Go through the listing and copy every line word for word.

START

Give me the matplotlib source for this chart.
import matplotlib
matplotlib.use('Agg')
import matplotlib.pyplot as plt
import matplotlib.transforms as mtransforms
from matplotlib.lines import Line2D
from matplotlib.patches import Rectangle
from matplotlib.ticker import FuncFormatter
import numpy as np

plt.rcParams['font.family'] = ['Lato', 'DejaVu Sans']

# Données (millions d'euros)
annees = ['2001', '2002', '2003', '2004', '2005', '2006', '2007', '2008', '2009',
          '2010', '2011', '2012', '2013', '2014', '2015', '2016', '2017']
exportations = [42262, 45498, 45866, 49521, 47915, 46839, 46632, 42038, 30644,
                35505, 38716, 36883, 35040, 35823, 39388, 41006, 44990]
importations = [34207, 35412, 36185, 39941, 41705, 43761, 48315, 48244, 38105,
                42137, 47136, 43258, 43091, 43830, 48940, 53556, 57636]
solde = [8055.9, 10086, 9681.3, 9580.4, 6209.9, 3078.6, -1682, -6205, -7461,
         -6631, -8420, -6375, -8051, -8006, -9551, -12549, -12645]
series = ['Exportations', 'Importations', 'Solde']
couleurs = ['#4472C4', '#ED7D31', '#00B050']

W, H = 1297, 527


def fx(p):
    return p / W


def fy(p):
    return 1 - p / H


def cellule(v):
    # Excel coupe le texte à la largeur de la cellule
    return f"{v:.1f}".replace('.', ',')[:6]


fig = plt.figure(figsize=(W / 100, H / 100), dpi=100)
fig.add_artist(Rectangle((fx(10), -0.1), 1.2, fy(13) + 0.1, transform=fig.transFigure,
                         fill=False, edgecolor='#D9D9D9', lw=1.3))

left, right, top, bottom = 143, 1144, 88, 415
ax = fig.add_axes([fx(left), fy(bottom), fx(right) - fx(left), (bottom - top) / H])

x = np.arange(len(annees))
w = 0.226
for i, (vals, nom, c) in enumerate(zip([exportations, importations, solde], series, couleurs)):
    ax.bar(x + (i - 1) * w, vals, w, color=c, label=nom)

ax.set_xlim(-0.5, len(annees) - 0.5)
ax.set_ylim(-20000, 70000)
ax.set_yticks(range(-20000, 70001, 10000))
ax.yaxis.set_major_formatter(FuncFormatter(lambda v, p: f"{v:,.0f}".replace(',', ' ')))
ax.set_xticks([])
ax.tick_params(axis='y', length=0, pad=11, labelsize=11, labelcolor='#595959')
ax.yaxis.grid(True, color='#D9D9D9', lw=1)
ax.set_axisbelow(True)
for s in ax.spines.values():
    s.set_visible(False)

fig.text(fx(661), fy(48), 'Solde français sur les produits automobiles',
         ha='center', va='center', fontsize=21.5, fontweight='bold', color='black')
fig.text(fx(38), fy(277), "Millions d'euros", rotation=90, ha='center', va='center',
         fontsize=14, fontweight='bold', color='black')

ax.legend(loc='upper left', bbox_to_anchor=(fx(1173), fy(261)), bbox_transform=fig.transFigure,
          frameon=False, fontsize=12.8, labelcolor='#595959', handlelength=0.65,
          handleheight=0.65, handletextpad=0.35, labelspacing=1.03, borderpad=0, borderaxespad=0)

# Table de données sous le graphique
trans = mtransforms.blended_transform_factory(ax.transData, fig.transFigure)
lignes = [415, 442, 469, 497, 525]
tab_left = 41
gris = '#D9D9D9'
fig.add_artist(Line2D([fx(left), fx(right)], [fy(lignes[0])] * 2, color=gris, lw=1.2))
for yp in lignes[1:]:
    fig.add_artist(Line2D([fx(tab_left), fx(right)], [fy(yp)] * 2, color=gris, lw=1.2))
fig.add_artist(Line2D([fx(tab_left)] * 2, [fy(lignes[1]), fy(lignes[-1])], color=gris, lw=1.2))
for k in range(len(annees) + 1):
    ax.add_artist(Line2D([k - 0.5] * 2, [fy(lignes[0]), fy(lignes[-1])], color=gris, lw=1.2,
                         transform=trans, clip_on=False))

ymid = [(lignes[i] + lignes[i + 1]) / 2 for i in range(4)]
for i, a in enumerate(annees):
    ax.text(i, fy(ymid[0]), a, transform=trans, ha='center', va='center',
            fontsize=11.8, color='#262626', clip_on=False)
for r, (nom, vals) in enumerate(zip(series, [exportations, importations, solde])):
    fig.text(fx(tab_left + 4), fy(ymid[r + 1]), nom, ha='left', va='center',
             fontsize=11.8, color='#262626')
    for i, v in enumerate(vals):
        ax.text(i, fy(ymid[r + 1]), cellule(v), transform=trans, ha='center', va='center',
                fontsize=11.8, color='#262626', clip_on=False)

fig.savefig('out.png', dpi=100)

END

» **Task answer**
Give me the matplotlib source for this chart.
import matplotlib
matplotlib.use('Agg')
import matplotlib.pyplot as plt
import matplotlib.transforms as mtransforms
from matplotlib.lines import Line2D
from matplotlib.patches import Rectangle
from matplotlib.ticker import FuncFormatter
import numpy as np

plt.rcParams['font.family'] = ['Lato', 'DejaVu Sans']

# Données (millions d'euros)
annees = ['2001', '2002', '2003', '2004', '2005', '2006', '2007', '2008', '2009',
          '2010', '2011', '2012', '2013', '2014', '2015', '2016', '2017']
exportations = [42262, 45498, 45866, 49521, 47915, 46839, 46632, 42038, 30644,
                35505, 38716, 36883, 35040, 35823, 39388, 41006, 44990]
importations = [34207, 35412, 36185, 39941, 41705, 43761, 48315, 48244, 38105,
                42137, 47136, 43258, 43091, 43830, 48940, 53556, 57636]
solde = [8055.9, 10086, 9681.3, 9580.4, 6209.9, 3078.6, -1682, -6205, -7461,
         -6631, -8420, -6375, -8051, -8006, -9551, -12549, -12645]
series = ['Exportations', 'Importations', 'Solde']
couleurs = ['#4472C4', '#ED7D31', '#00B050']

W, H = 1297, 527


def fx(p):
    return p / W


def fy(p):
    return 1 - p / H


def cellule(v):
    # Excel coupe le texte à la largeur de la cellule
    return f"{v:.1f}".replace('.', ',')[:6]


fig = plt.figure(figsize=(W / 100, H / 100), dpi=100)
fig.add_artist(Rectangle((fx(10), -0.1), 1.2, fy(13) + 0.1, transform=fig.transFigure,
                         fill=False, edgecolor='#D9D9D9', lw=1.3))

left, right, top, bottom = 143, 1144, 88, 415
ax = fig.add_axes([fx(left), fy(bottom), fx(right) - fx(left), (bottom - top) / H])

x = np.arange(len(annees))
w = 0.226
for i, (vals, nom, c) in enumerate(zip([exportations, importations, solde], series, couleurs)):
    ax.bar(x + (i - 1) * w, vals, w, color=c, label=nom)

ax.set_xlim(-0.5, len(annees) - 0.5)
ax.set_ylim(-20000, 70000)
ax.set_yticks(range(-20000, 70001, 10000))
ax.yaxis.set_major_formatter(FuncFormatter(lambda v, p: f"{v:,.0f}".replace(',', ' ')))
ax.set_xticks([])
ax.tick_params(axis='y', length=0, pad=11, labelsize=11, labelcolor='#595959')
ax.yaxis.grid(True, color='#D9D9D9', lw=1)
ax.set_axisbelow(True)
for s in ax.spines.values():
    s.set_visible(False)

fig.text(fx(661), fy(48), 'Solde français sur les produits automobiles',
         ha='center', va='center', fontsize=21.5, fontweight='bold', color='black')
fig.text(fx(38), fy(277), "Millions d'euros", rotation=90, ha='center', va='center',
         fontsize=14, fontweight='bold', color='black')

ax.legend(loc='upper left', bbox_to_anchor=(fx(1173), fy(261)), bbox_transform=fig.transFigure,
          frameon=False, fontsize=12.8, labelcolor='#595959', handlelength=0.65,
          handleheight=0.65, handletextpad=0.35, labelspacing=1.03, borderpad=0, borderaxespad=0)

# Table de données sous le graphique
trans = mtransforms.blended_transform_factory(ax.transData, fig.transFigure)
lignes = [415, 442, 469, 497, 525]
tab_left = 41
gris = '#D9D9D9'
fig.add_artist(Line2D([fx(left), fx(right)], [fy(lignes[0])] * 2, color=gris, lw=1.2))
for yp in lignes[1:]:
    fig.add_artist(Line2D([fx(tab_left), fx(right)], [fy(yp)] * 2, color=gris, lw=1.2))
fig.add_artist(Line2D([fx(tab_left)] * 2, [fy(lignes[1]), fy(lignes[-1])], color=gris, lw=1.2))
for k in range(len(annees) + 1):
    ax.add_artist(Line2D([k - 0.5] * 2, [fy(lignes[0]), fy(lignes[-1])], color=gris, lw=1.2,
                         transform=trans, clip_on=False))

ymid = [(lignes[i] + lignes[i + 1]) / 2 for i in range(4)]
for i, a in enumerate(annees):
    ax.text(i, fy(ymid[0]), a, transform=trans, ha='center', va='center',
            fontsize=11.8, color='#262626', clip_on=False)
for r, (nom, vals) in enumerate(zip(series, [exportations, importations, solde])):
    fig.text(fx(tab_left + 4), fy(ymid[r + 1]), nom, ha='left', va='center',
             fontsize=11.8, color='#262626')
    for i, v in enumerate(vals):
        ax.text(i, fy(ymid[r + 1]), cellule(v), transform=trans, ha='center', va='center',
                fontsize=11.8, color='#262626', clip_on=False)

fig.savefig('out.png', dpi=100)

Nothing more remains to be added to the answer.